Thiruvananthapuram: The conversation on ‘Has Indian Crime Writing come of age? Of late, the crime fiction writers have found themselves more popular than ever. But does that mean we have what it takes to keep the readers on the edge of the seat?’ conducted at Mathrubhumi International Festival of Letters (MBIFL’19) witnessed a discussion on both fictional and non-fictional aspects of crime writing. Award winning writer and author of the famous Muzaffar Jang series Madhulika Liddle, the distinguished police personnel and author of ‘The Tandoor Murder’ Maxwell Pereira and Dr. Jijo Thulaseedharan participated in the conversation held at Kanakakkunnu here on Saturday.
Moderated by Dr. Jijo Thulaseedharan, the conversation started with the difference between fictional and non-fictional crime writing. Maxwell Pereira said that he writes in a blunt police language and so cannot try his hand in fictional crime writing. But the readers of crime writing prefer sensational stuff over serious narratives.
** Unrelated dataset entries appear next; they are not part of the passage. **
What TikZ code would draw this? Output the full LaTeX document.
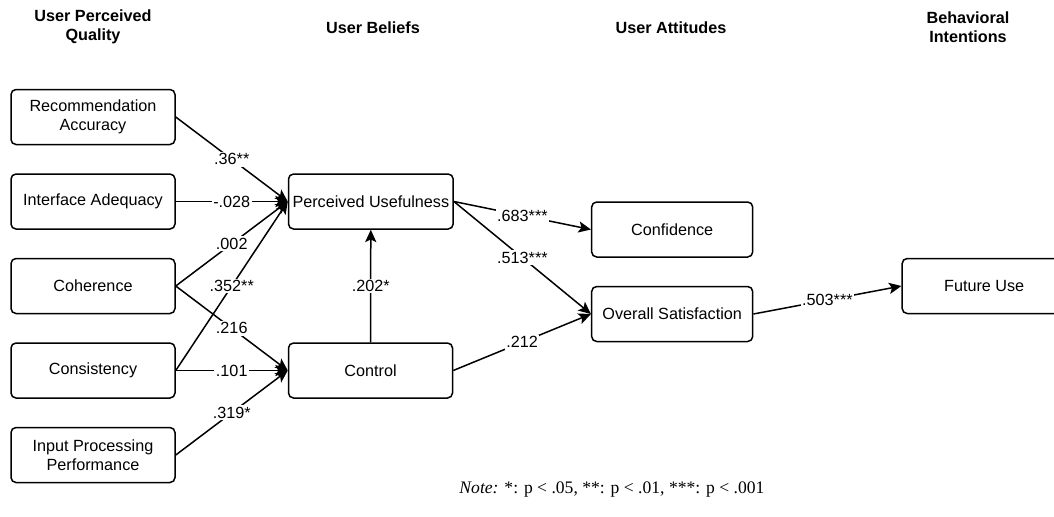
\documentclass[tikz,border=0pt]{standalone}
\usepackage{fontspec}
\setmainfont{Liberation Sans}
\newfontfamily\notefont{Liberation Serif}
\usepackage{xcolor}
\usepackage{tikz}
\usetikzlibrary{arrows.meta,positioning}
\tikzset{
  box/.style={rounded corners=2.5pt,draw=black,line width=0.75pt,fill=white,minimum width=82pt,minimum height=27.5pt,inner sep=2pt,align=center,font=\fontsize{8.1}{9.5}\selectfont},
  head/.style={align=center,font=\fontsize{8.1}{9.5}\selectfont\bfseries},
  coef/.style={fill=white,inner sep=0.8pt,font=\fontsize{8.1}{9.5}\selectfont},
  arr/.style={-{Stealth[length=6.2pt,width=5.6pt,inset=1.4pt]},line width=0.75pt,draw=black},
}
\begin{document}
\begin{tikzpicture}[x=0.5pt,y=-0.5pt,node distance=14pt and 56pt]
  \useasboundingbox (0,0) rectangle (1054,516);

  \node[head] (hquality) at (93,27) {User Perceived\\Quality};
  \node[head] (hbeliefs) at (373,28) {User Beliefs};
  \node[head] (hattitudes) at (671,28) {User Attitudes};
  \node[head] (hintentions) at (968,27) {Behavioral\\Intentions};

  \node[box] (acc) at (93,117) {Recommendation\\Accuracy};
  \node[box,below=of acc] (iface) {Interface Adequacy};
  \node[box,below=of iface] (coher) {Coherence};
  \node[box,below=of coher] (consist) {Consistency};
  \node[box,below=of consist] (inproc) {Input Processing\\Performance};

  \node[box,right=of iface] (useful) {Perceived Usefulness};
  \node[box,right=of consist] (control) {Control};
  \node[box,minimum width=80.5pt,right=68.5pt of useful,yshift=-14pt] (conf) {Confidence};
  \node[box,minimum width=80.5pt,below=14pt of conf] (satis) {Overall Satisfaction};
  \node[box,right=74pt of satis,yshift=14pt] (future) {Future Use};

  \draw[arr] (acc.east) -- node[coef] {.36**} (useful.west);
  \draw[arr] (iface.east) -- node[coef] {-.028} (useful.west);
  \draw[arr] (coher.east) -- node[coef] {.002} (useful.west);
  \draw[arr] (consist.east) -- node[coef] {.352**} (useful.west);
  \draw[arr] (coher.east) -- node[coef] {.216} (control.west);
  \draw[arr] (consist.east) -- node[coef] {.101} (control.west);
  \draw[arr] (inproc.east) -- node[coef] {.319*} (control.west);

  \draw[arr] (control) -- node[coef] {.202*} (useful);
  \draw[arr] (useful.east) -- node[coef] {.683***} (conf.west);
  \draw[arr] (useful.east) -- node[coef] {.513***} (satis.west);
  \draw[arr] (control.east) -- node[coef] {.212} (satis.west);
  \draw[arr] (satis.east) -- node[coef] {.503***} (future.west);

  \node[font=\notefont\fontsize{8.8}{10}\selectfont] (note) at (612,490) {\textit{Note:} *: p < .05, **: p < .01, ***: p < .001};
\end{tikzpicture}
\end{document}
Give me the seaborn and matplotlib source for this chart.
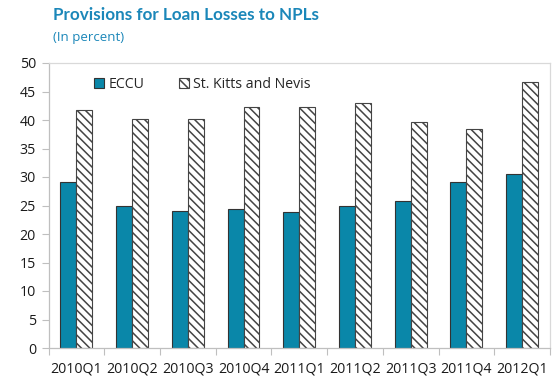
import matplotlib
matplotlib.use("Agg")
import matplotlib.pyplot as plt
import seaborn as sns
import pandas as pd
from matplotlib.patches import Patch

quarters = ["2010Q1", "2010Q2", "2010Q3", "2010Q4", "2011Q1",
            "2011Q2", "2011Q3", "2011Q4", "2012Q1"]
eccu = [29.2, 25.0, 24.1, 24.4, 23.8, 24.9, 25.8, 29.2, 30.6]
skn = [41.8, 40.2, 40.2, 42.3, 42.3, 42.9, 39.7, 38.5, 46.7]
series_names = ["ECCU", "St. Kitts and Nevis"]
y_ticks = [0, 5, 10, 15, 20, 25, 30, 35, 40, 45, 50]

TEAL = "#0a87a9"
BLUE_TITLE = "#1b87b9"
EDGE = "#333333"

sns.set_theme(style="white")
plt.rcParams["font.family"] = ["Open Sans", "DejaVu Sans"]
plt.rcParams["hatch.linewidth"] = 1.1
plt.rcParams["hatch.color"] = "#444444"

df = pd.DataFrame({
    "quarter": quarters * 2,
    "value": eccu + skn,
    "series": [series_names[0]] * len(quarters) + [series_names[1]] * len(quarters),
})

fig = plt.figure(figsize=(5.55, 3.81), dpi=100)
ax = fig.add_axes([48.5 / 555, 1 - 348 / 381, (550 - 48.5) / 555, (348 - 63) / 381])

sns.barplot(data=df, x="quarter", y="value", hue="series", order=quarters,
            hue_order=series_names, palette=[TEAL, "white"], saturation=1,
            width=0.572, edgecolor=EDGE, linewidth=0.8, legend=False, ax=ax)

# hatch the St. Kitts and Nevis bars
n = len(quarters)
for i, bar in enumerate(ax.patches[:2 * n]):
    if i >= n:
        bar.set_hatch("\\\\\\\\")
        bar.set_edgecolor("#444444")

ax.set_xlim(-0.5, n - 0.5)
ax.set_ylim(0, 50)
ax.set_yticks(y_ticks)
ax.set_xlabel("")
ax.set_ylabel("")

# category boundary ticks on the x axis
ax.set_xticks([i - 0.5 for i in range(n + 1)], minor=False)
ax.set_xticklabels([])
ax.set_xticks(range(n), minor=True)
ax.set_xticklabels(quarters, minor=True)
ax.tick_params(axis="x", which="major", direction="out", length=5, width=0.8,
               color="#bfbfbf", bottom=True)
ax.tick_params(axis="x", which="minor", length=0, labelsize=10.2, pad=10,
               labelcolor="#1a1a1a")
ax.tick_params(axis="y", direction="out", length=5, width=0.8, color="#bfbfbf",
               left=True, labelsize=10.2, labelcolor="#1a1a1a", pad=4)

for side in ["left", "bottom"]:
    ax.spines[side].set_color("#bfbfbf")
    ax.spines[side].set_linewidth(0.9)
for side in ["top", "right"]:
    ax.spines[side].set_color("#d9d9d9")
    ax.spines[side].set_linewidth(0.9)
ax.grid(False)

handles = [
    Patch(facecolor=TEAL, edgecolor=EDGE, linewidth=0.8, label=series_names[0]),
    Patch(facecolor="white", edgecolor="#444444", hatch="\\\\\\\\", linewidth=0.8,
          label=series_names[1]),
]
ax.legend(handles=handles, loc="upper left", bbox_to_anchor=(0.065, 0.995),
          ncol=2, frameon=False, fontsize=10.2, handlelength=0.7,
          handleheight=0.7, handletextpad=0.35, columnspacing=2.4)

fig.text(53 / 555, 1 - 15 / 381, "Provisions for Loan Losses to NPLs",
         color=BLUE_TITLE, fontsize=12.3, fontweight="bold", va="center",
         ha="left", family=["Lato", "DejaVu Sans"])
fig.text(53 / 555, 1 - 37 / 381, "(In percent)", color=BLUE_TITLE,
         fontsize=9.5, va="center", ha="left")

fig.savefig("out.png", dpi=100)
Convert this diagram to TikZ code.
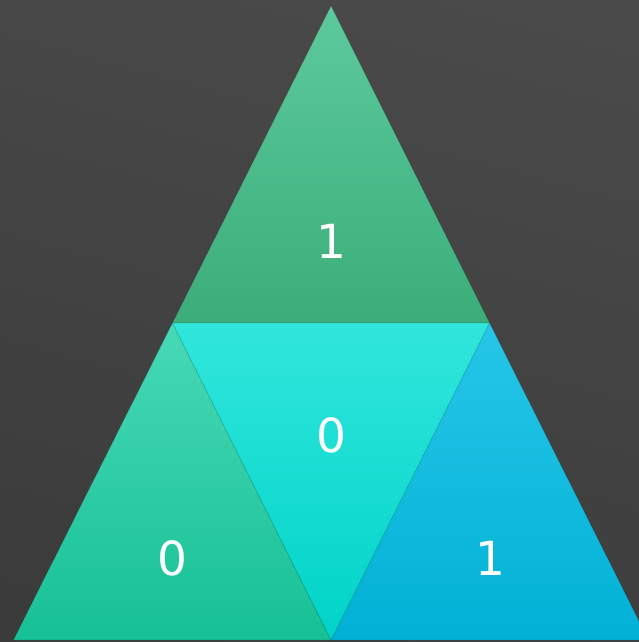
\documentclass[tikz,border=0pt]{standalone}
\usepackage{fontspec}
\setmainfont{DejaVu Sans}
\usetikzlibrary{positioning}

\definecolor{bgtop}{HTML}{4A4A4A}
\definecolor{bgbot}{HTML}{3B3B3B}
\definecolor{topA}{HTML}{5DCA9D}
\definecolor{topB}{HTML}{3BAD7A}
\definecolor{midA}{HTML}{31E6DC}
\definecolor{midB}{HTML}{00D3C8}
\definecolor{leftA}{HTML}{47D9B6}
\definecolor{leftB}{HTML}{17C095}
\definecolor{rightA}{HTML}{26C6E8}
\definecolor{rightB}{HTML}{01B1D5}

\begin{document}
\begin{tikzpicture}[x=1pt, y=-1pt,
  tri/.style={draw=black, draw opacity=0.12, line width=0.6pt},
  digit/.style={text=white, inner sep=0pt, font=\fontsize{47}{47}\selectfont}]
  \clip (0,0) rectangle (639,642);
  \shade[top color=bgtop, bottom color=bgbot, shading angle=-15] (-40,-40) rectangle (680,680);

  % corners of the big triangle and the mid points
  \coordinate (apex) at (331,6);
  \coordinate (ml) at (172.5,323);
  \coordinate (mr) at (489.5,323);
  \coordinate (bl) at (13.5,640);
  \coordinate (bm) at (331,640);
  \coordinate (br) at (648.5,640);

  \shade[tri, top color=topA, bottom color=topB] (apex) -- (mr) -- (ml) -- cycle;
  \shade[tri, top color=leftA, bottom color=leftB] (ml) -- (bm) -- (bl) -- cycle;
  \shade[tri, top color=rightA, bottom color=rightB] (mr) -- (br) -- (bm) -- cycle;
  \shade[tri, top color=midA, bottom color=midB] (ml) -- (mr) -- (bm) -- cycle;

  \node[digit] (topd) at (331,241) {1};
  \node[digit] (midd) at (331,435) {0};
  \node[digit] (leftd) at (172,558) {0};
  \node[digit] (rightd) at (490,558) {1};
\end{tikzpicture}
\end{document}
He also noted that his book was written with the intention to give a clear picture of police, judiciary and investigation to the general public.
He added that the resources for crime writing are rather low in our country. Even the modern equipment for crime investigation was introduced very late here. The application of DNA test to prove crimes were first rejected by the court. However, it turned out to be trustworthy source of evidence later. The book ‘The Tandoor Murder’ even affected the general public’s perception of the tandoor ovens in India, he said.
Madhulika Liddle pointed out that her books contain more history than mystery. So, the mystery in the plot is diluted with the historical background. They are written after conducting thorough research. The readers often find the works more complex to understand for this reason. She also said that she does not like being addressed as Indian Agatha Christie, because their style of writing is entirely different from each other.
Talking about the high demand of thrillers, she said that readers prefer thrillers over other sub genres of crime writing. She noted that some people even get inspired from the crime movies and fiction and commit crimes. The readers expect a hook at the end of the book always and prefer those books which keep them on the edge of the seat. Even publishers encourage such types of books as they do well in the market, she said.
The programme was conducted at the Festival Hall at Kanakakkunnu at 3 in the afternoon. Mathrubhumi International Festival of Letters 2019 is conducted in eight venues here from January 31 to February 3.